According to previously published work, even though CPF impairment is more likely to be observed both at rest and during exercise in PE patients with increased thoracic deformity, modest pectus can also be accompanied by thoracic symptoms or functional limitations. Conversely, some patients more severely affected according to standard morphological evaluation tools, such as HI, display no major impairment of pulmonary function. It is worth noting that a significant 47% of overlapping HI values between PE patients and controls in a previous paediatric population.34
Full cardiopulmonary pathophysiology of pectus patients is not yet fully understood, and a more refined evaluation is needed to properly assess each situation, especially in the case of mixed deformities combining morphological measurements, such as HI and STA, with functional imaging and tests.
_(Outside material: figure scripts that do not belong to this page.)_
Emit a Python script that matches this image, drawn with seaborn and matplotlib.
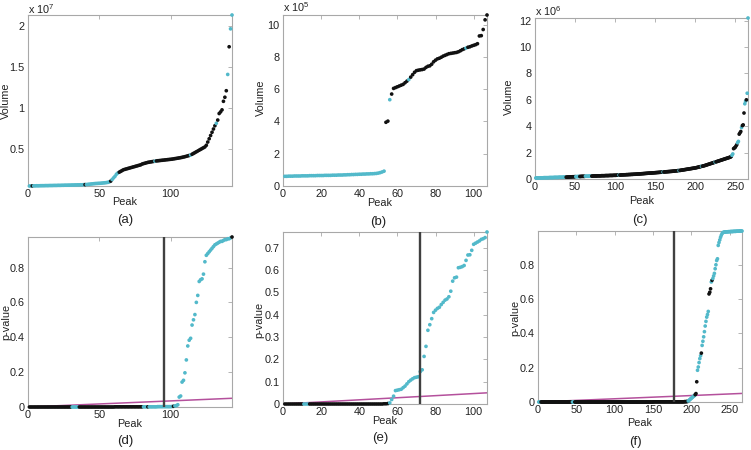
import matplotlib
matplotlib.use("Agg")
import matplotlib.pyplot as plt
import seaborn as sns
import pandas as pd

# ---------------- data ----------------
# (a) sorted peak volumes, units of 1e7
a_vol = [
    .040, .041, .041, .042, .042, .043, .043, .043, .044, .044,
    .044, .045, .045, .045, .046, .046, .046, .047, .047, .047,
    .048, .048, .048, .049, .049, .050, .050, .050, .051, .051,
    .052, .052, .053, .053, .054, .054, .055, .055, .056, .057,
    .058, .060, .062, .064, .066, .068, .070, .071, .072, .073,
    .074, .076, .078, .080, .082, .085, .090, .100, .120, .140,
    .160, .185, .200, .210, .220, .230, .240, .245, .250, .255,
    .260, .265, .270, .275, .280, .285, .290, .295, .300, .310,
    .315, .320, .325, .330, .333, .336, .339, .342, .345, .348,
    .350, .352, .354, .356, .358, .360, .362, .364, .366, .368,
    .370, .373, .376, .379, .382, .385, .388, .392, .396, .400,
    .405, .410, .415, .420, .430, .440, .450, .460, .470, .480,
    .490, .500, .510, .520, .540, .580, .620, .660, .700, .740,
    .780, .810, .850, .930, .950, .975, 1.08, 1.13, 1.21, 1.41,
    1.75, 1.97, 2.14,
]
a_runs = [("c", 2), ("k", 1), ("c", 36), ("k", 1), ("c", 17), ("k", 1), ("c", 5),
          ("k", 25), ("c", 1), ("k", 24), ("c", 1), ("k", 17), ("c", 1), ("k", 7),
          ("c", 1), ("k", 1), ("c", 2)]

# (b) sorted peak volumes, units of 1e5
b_vol = [
    .60, .60, .61, .61, .61, .62, .62, .62, .62, .63,
    .63, .63, .63, .64, .64, .64, .64, .65, .65, .65,
    .65, .66, .66, .66, .66, .67, .67, .67, .68, .68,
    .68, .69, .69, .70, .70, .71, .71, .72, .72, .73,
    .73, .74, .74, .75, .75, .76, .76, .77, .78, .80,
    .83, .87, .92, 3.95, 4.02, 5.35, 5.70,
    6.05, 6.10, 6.15, 6.20, 6.25, 6.30, 6.40, 6.50, 6.60, 6.75,
    6.90, 7.05, 7.15, 7.18, 7.20, 7.22, 7.25, 7.35, 7.42, 7.45,
    7.55, 7.70, 7.80, 7.88, 7.92, 7.98, 8.05, 8.10, 8.15, 8.20,
    8.22, 8.24, 8.26, 8.28, 8.32, 8.38, 8.45, 8.50, 8.55, 8.60,
    8.63, 8.68, 8.72, 8.76, 8.82, 9.30, 9.32, 9.70, 10.30, 10.60,
]
b_runs = [("c", 53), ("k", 2), ("c", 1), ("k", 9), ("c", 1), ("k", 29), ("c", 1), ("k", 11)]

# (c) sorted peak volumes, units of 1e6
c_vol = [
    .08, .08, .08, .08, .09, .09, .09, .09, .09, .09,
    .10, .10, .10, .10, .10, .10, .10, .11, .11, .11,
    .11, .11, .11, .12, .12, .12, .12, .12, .12, .13,
    .13, .13, .13, .13, .13, .14, .14, .14, .14, .14,
    .15, .15, .15, .16, .16, .16, .17, .17, .17, .18,
    .18, .18, .18, .19, .19, .19, .19, .20, .20, .20,
    .20, .20, .21, .21, .21, .21, .21, .22, .22, .22,
    .22, .22, .23, .23, .23, .23, .23, .24, .24, .24,
    .24, .24, .25, .25, .25, .25, .25, .26, .26, .26,
    .26, .26, .27, .27, .27, .27, .27, .28, .28, .28,
    .28, .29, .29, .29, .30, .30, .30, .31, .31, .31,
    .32, .32, .32, .33, .33, .33, .34, .34, .34, .35,
    .35, .35, .36, .36, .36, .37, .37, .38, .38, .38,
    .39, .39, .40, .40, .41, .41, .42, .42, .43, .43,
    .44, .44, .45, .45, .45, .46, .46, .47, .47, .48,
    .48, .49, .49, .50, .50, .51, .51, .52, .52, .53,
    .53, .54, .54, .55, .55, .56, .56, .57, .57, .58,
    .58, .59, .60, .60, .61, .62, .62, .63, .64, .64,
    .65, .66, .67, .68, .69, .70, .71, .72, .73, .74,
    .75, .76, .77, .78, .79, .80, .81, .82, .83, .84,
    .85, .87, .88, .90, .91, .93, .94, .96, .97, .99,
    1.00, 1.02, 1.04, 1.06, 1.08, 1.10, 1.12, 1.14, 1.16, 1.18,
    1.20, 1.22, 1.24, 1.26, 1.28, 1.30, 1.32, 1.34, 1.36, 1.38,
    1.40, 1.42, 1.44, 1.46, 1.48, 1.50, 1.52, 1.54, 1.56, 1.58,
    1.60, 1.62, 1.64, 1.66, 1.70, 1.80, 1.90, 2.30, 2.35, 2.40,
    2.50, 2.60, 2.75, 2.85, 3.40, 3.50, 3.60, 3.90, 4.05, 4.10,
    5.00, 5.70, 5.90, 6.00, 6.50, 12.20,
]
c_runs = [("c", 38), ("k", 12), ("c", 5), ("k", 7), ("c", 8), ("k", 34), ("c", 1),
          ("k", 54), ("c", 1), ("k", 19), ("c", 1), ("k", 27), ("c", 1), ("k", 16),
          ("c", 1), ("k", 20), ("c", 2), ("k", 5), ("c", 2), ("k", 3), ("c", 1),
          ("k", 3), ("c", 2), ("k", 1), ("c", 2)]

# (d) sorted p-values
d_p = [
    0, 0, 0, 0, 0, 0, 0, 0, 0, 0,
    0, 0, 0, 0, 0, 0, 0, 0, 0, 0,
    0, 0, 0, 0, 0, 0, 0, 0, 0, 0,
    0, 0, 0, 0, 0, 0, 0, 0, 0, 0,
    0, 0, 0, 0, 0, 0, 0, 0, 0, 0,
    0, 0, 0, 0, 0, 0, 0, 0, 0, 0,
    .001, .001, .001, .001, .001, .001, .001, .001, .001, .001,
    .001, .001, .001, .001, .001, .001, .001, .001, .001, .001,
    .001, .001, .001, .001, .001, .001, .001, .001, .001, .001,
    .002, .002, .002, .002, .002, .002, .002, .002, .002, .002,
    .003, .004, .006, .008, .013,
    .057, .063, .143, .153, .196, .270, .350, .383, .394, .470,
    .500, .530, .600, .640, .720, .730, .735, .762, .833,
    .870, .880, .890, .900, .910, .920, .930, .935, .940, .945,
    .950, .950, .955, .960, .960, .965, .965, .970, .975,
]
d_runs = [("k", 30), ("c", 5), ("k", 45), ("c", 3), ("k", 1), ("c", 17), ("k", 1), ("c", 40), ("k", 1)]
d_cut = 95

# (e) sorted p-values
e_p = [
    0, 0, 0, 0, 0, 0, 0, 0, 0, 0,
    0, 0, 0, 0, 0, 0, 0, 0, 0, 0,
    0, 0, 0, 0, 0, 0, 0, 0, 0, 0,
    0, 0, 0, 0, 0, 0, 0, 0, 0, 0,
    0, 0, 0, 0, 0, 0, 0, 0, 0, 0,
    0, 0, .001, .001, .002,
    .005, .020, .035, .060, .062, .064, .066, .073, .080, .090,
    .100, .107, .113, .118, .120, .122, .145, .153, .213, .258,
    .330, .355, .382, .410, .420, .428, .433, .445, .455, .465,
    .470, .480, .505, .550, .565, .568, .610, .612, .615, .620,
    .643, .667, .668, .688, .715, .720, .725, .730, .737, .740,
    .745, .770,
]
e_runs = [("k", 10), ("c", 3), ("k", 42), ("c", 52)]
e_cut = 72

# (f) sorted p-values
f_p = [
    0, 0, 0, 0, 0, 0, 0, 0, 0, 0,
    0, 0, 0, 0, 0, 0, 0, 0, 0, 0,
    0, 0, 0, 0, 0, 0, 0, 0, 0, 0,
    0, 0, 0, 0, 0, 0, 0, 0, 0, 0,
    0, 0, 0, 0, 0, 0, 0, 0, 0, 0,
    0, 0, 0, 0, 0, 0, 0, 0, 0, 0,
    0, 0, 0, 0, 0, 0, 0, 0, 0, 0,
    0, 0, 0, 0, 0, 0, 0, 0, 0, 0,
    0, 0, 0, 0, 0, 0, 0, 0, 0, 0,
    0, 0, 0, 0, 0, 0, 0, 0, 0, 0,
    0, 0, 0, 0, 0, 0, 0, 0, 0, 0,
    0, 0, 0, 0, 0, 0, 0, 0, 0, 0,
    0, 0, 0, 0, 0, 0, 0, 0, 0, 0,
    0, 0, 0, 0, 0, 0, 0, 0, 0, 0,
    0, 0, 0, 0, 0, 0, 0, 0, 0, 0,
    .001, .001, .001, .001, .001, .001, .001, .001, .001, .001,
    .001, .001, .001, .001, .001, .001, .001, .001, .001, .001,
    .001, .001, .001, .001, .001, .001, .001, .001, .001, .001,
    .001, .001, .001, .001, .001, .001, .001, .001, .001, .001,
    .002, .002, .002, .003, .003,
    .006, .010, .014, .018, .022, .026, .030, .034, .038,
    .043, .049, .118,
    .185, .204, .230, .253, .270, .285, .330, .354, .380, .410,
    .443, .470, .495, .510, .528,
    .630, .640, .660, .700, .710,
    .720, .735, .750, .777, .800, .825, .835,
    .913, .930, .945, .960, .972, .982, .987, .990,
    .991, .991, .992, .992, .992, .993, .993, .993, .994, .994,
    .994, .994, .995, .995, .995, .995, .996, .996, .996, .996,
    .997, .997, .997, .997,
]
f_runs = [("c", 3), ("k", 41), ("c", 3), ("k", 148), ("c", 9), ("k", 3), ("c", 5),
          ("k", 1), ("c", 9), ("k", 3), ("c", 1), ("k", 1), ("c", 39)]
f_cut = 177

fdr_alpha = 0.05

# ---------------- style ----------------
CYAN = "#52B9CA"
BLACK = "#111111"
MAGENTA = "#B4509C"
VLINE = "#404040"
SPINE = "#A8A8A8"
TXT = "#222222"
TICK_FS = 7.8
LAB_FS = 7.8
LET_FS = 9.5

sns.set_theme(style="white")
plt.rcParams["font.family"] = ["Liberation Sans", "DejaVu Sans"]
plt.rcParams["mathtext.fontset"] = "custom"
plt.rcParams["mathtext.rm"] = "Liberation Sans"

W, H = 751, 450
fig = plt.figure(figsize=(W / 100, H / 100), dpi=100)


def pos(l, r, t, b):
    return [l / W, 1 - b / H, (r - l) / W, (b - t) / H]


def runs_to_list(runs):
    out = []
    for g, n in runs:
        out.extend([g] * n)
    return out


def ftext(x, y, s, **kw):
    fig.text(x / W, 1 - y / H, s, color=TXT, **kw)


def panel(rect, vals, runs, xticks, yticks, ylim):
    ax = fig.add_axes(rect)
    n = len(vals)
    df = pd.DataFrame({"Peak": list(range(1, n + 1)), "v": vals, "g": runs_to_list(runs)})
    sns.scatterplot(data=df, x="Peak", y="v", hue="g", palette={"c": CYAN, "k": BLACK},
                    s=7, linewidth=0, legend=False, ax=ax, clip_on=False, zorder=3)
    ax.set_xlim(0, n)
    ax.set_ylim(*ylim)
    ax.set_xticks(xticks)
    ax.set_yticks(yticks)
    ax.set_xticklabels(["%g" % t for t in xticks])
    ax.set_yticklabels(["%g" % t for t in yticks])
    ax.set_xlabel("")
    ax.set_ylabel("")
    ax.tick_params(direction="in", top=True, right=True, length=3, width=0.6,
                   color=SPINE, labelcolor=TXT, labelsize=TICK_FS)
    ax.tick_params(axis="y", pad=2.5)
    ax.tick_params(axis="x", pad=2.5)
    for sp in ax.spines.values():
        sp.set_color(SPINE)
        sp.set_linewidth(0.8)
    return ax


# top row
ax_a = panel(pos(28, 232, 15, 186), a_vol, a_runs, [0, 50, 100], [0.5, 1, 1.5, 2],
             (min(a_vol), max(a_vol)))
ax_b = panel(pos(283, 487, 15, 186), b_vol, b_runs, [0, 20, 40, 60, 80, 100],
             [0, 2, 4, 6, 8, 10], (0, max(b_vol)))
ax_c = panel(pos(535, 748, 18, 179), c_vol, c_runs, [0, 50, 100, 150, 200, 250],
             [0, 2, 4, 6, 8, 10, 12], (0, max(c_vol)))

# bottom row
bottom = [
    (pos(28, 232, 237, 407), d_p, d_runs, [0, 50, 100], [0, 0.2, 0.4, 0.6, 0.8], d_cut),
    (pos(283, 487, 232, 404), e_p, e_runs, [0, 20, 40, 60, 80, 100],
     [0, 0.1, 0.2, 0.3, 0.4, 0.5, 0.6, 0.7], e_cut),
    (pos(538, 742, 231, 402), f_p, f_runs, [0, 50, 100, 150, 200, 250],
     [0, 0.2, 0.4, 0.6, 0.8], f_cut),
]
for rect, vals, runs, xt, yt, cut in bottom:
    ax = panel(rect, vals, runs, xt, yt, (0, max(vals)))
    n = len(vals)
    sns.lineplot(x=[0, n], y=[0, fdr_alpha], color=MAGENTA, lw=1.1, ax=ax, zorder=2)
    ax.axvline(cut, color=VLINE, lw=1.7, zorder=4)
    ax.set_xlim(0, n)

# exponent labels
ftext(28, 9, r"x 10$^{7}$", fontsize=TICK_FS, ha="left", va="center")
ftext(283, 7, r"x 10$^{5}$", fontsize=TICK_FS, ha="left", va="center")
ftext(535, 11, r"x 10$^{6}$", fontsize=TICK_FS, ha="left", va="center")

# axis labels
for x, y in [(6, 101), (261, 98), (509, 97)]:
    ftext(x, y, "Volume", fontsize=LAB_FS, rotation=90, ha="center", va="center")
for x, y in [(6, 322), (259, 320), (515, 318)]:
    ftext(x, y, "p-value", fontsize=LAB_FS, rotation=90, ha="center", va="center")
for x, y in [(125, 202), (380, 203), (642, 201), (130, 424), (385, 421), (640, 423)]:
    ftext(x, y, "Peak", fontsize=LAB_FS, ha="center", va="center")

# panel letters
letters = [(125, 220, "(a)"), (378, 222, "(b)"), (640, 220, "(c)"),
           (125, 441, "(d)"), (380, 438, "(e)"), (635, 442, "(f)")]
for x, y, s in letters:
    ftext(x, y, s, fontsize=LET_FS, ha="center", va="center")

fig.savefig("out.png", dpi=100, facecolor="white")
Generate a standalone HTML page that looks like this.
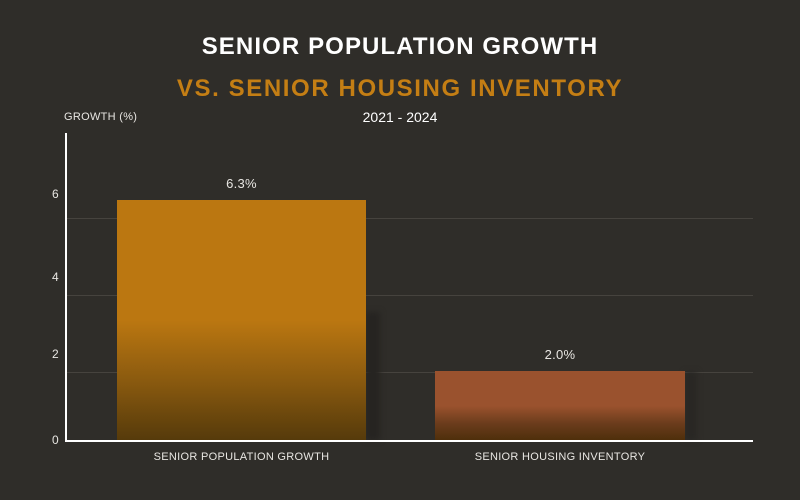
<!DOCTYPE html>
<html><head><style>
body{margin:0;width:800px;height:500px;background:#2f2d29;font-family:"Liberation Sans",sans-serif;overflow:hidden;position:relative}
.a{position:absolute}
.t{width:800px;text-align:center;font-weight:bold;font-size:24px;letter-spacing:1.1px}
.sm{color:#e8e6e2;font-size:11px;letter-spacing:0.3px}
.g{left:66px;width:687px;height:1px;background:#46433e}
</style></head><body>
<div class="a t" style="top:33px;color:#fff">SENIOR POPULATION GROWTH</div>
<div class="a t" style="top:75px;color:#c47e14;letter-spacing:1.6px">VS. SENIOR HOUSING INVENTORY</div>
<div class="a" style="top:109px;width:800px;text-align:center;color:#fff;font-size:14px">2021 - 2024</div>
<div class="a sm" style="left:64px;top:111px">GROWTH (%)</div>
<div class="a g" style="top:218px"></div>
<div class="a g" style="top:295px"></div>
<div class="a g" style="top:372px"></div>
<div class="a sm" style="left:52px;top:187px;font-size:12px">6</div>
<div class="a sm" style="left:52px;top:270px;font-size:12px">4</div>
<div class="a sm" style="left:52px;top:347px;font-size:12px">2</div>
<div class="a sm" style="left:52px;top:433px;font-size:12px">0</div>
<div class="a" style="left:366px;top:312px;width:14px;height:128px;background:#262421;filter:blur(3px)"></div>
<div class="a" style="left:117px;top:200px;width:249px;height:241px;background:linear-gradient(#bb7711 0%,#bb7711 50%,#8a5a0f 75%,#553a0b 100%)"></div>
<div class="a" style="left:685px;top:372px;width:12px;height:68px;background:#292724;filter:blur(3px)"></div>
<div class="a" style="left:435px;top:371px;width:250px;height:70px;background:linear-gradient(#9a522e 0%,#9a522e 50%,#6b3c1c 75%,#4d2e0a 100%)"></div>
<div class="a" style="left:65px;top:133px;width:2px;height:309px;background:#fff"></div>
<div class="a" style="left:65px;top:440px;width:688px;height:2px;background:#fff"></div>
<div class="a sm" style="left:117px;top:176px;width:249px;text-align:center;font-size:13px">6.3%</div>
<div class="a sm" style="left:435px;top:347px;width:250px;text-align:center;font-size:13px">2.0%</div>
<div class="a sm" style="left:117px;top:451px;width:249px;text-align:center">SENIOR POPULATION GROWTH</div>
<div class="a sm" style="left:435px;top:451px;width:250px;text-align:center">SENIOR HOUSING INVENTORY</div>
</body></html>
The external three-dimensional scanner is a promising tool and has shown a certain degree of correlation with HI in PE.35
Although our study examined pectus malformation in a paediatric cohort in great detail and, to the best of our knowledge, is the first to precisely analyse the impact of PC on CPF, it does present several limitations. Indeed, the limited number of patients might have contributed toward the lack of correlation between severity of thorax deformity and diminished functional parameters. No control group was enrolled, but all parameters were normalised using published Z-score data. In addition, PE patients did not present severe HI, with a relatively dense distribution of mean values around 4.6. Regarding the relatively high frequency of associated symptoms in our cohort, the psychological aspect of chest deformities could play a significant role. Finally, our evaluation was performed before treatment and at rest. We, therefore, cannot exclude an impact of PE or PC during exercise in patients with values at the LLN. This could have explained an absence of correlation between HI and impaired functional values.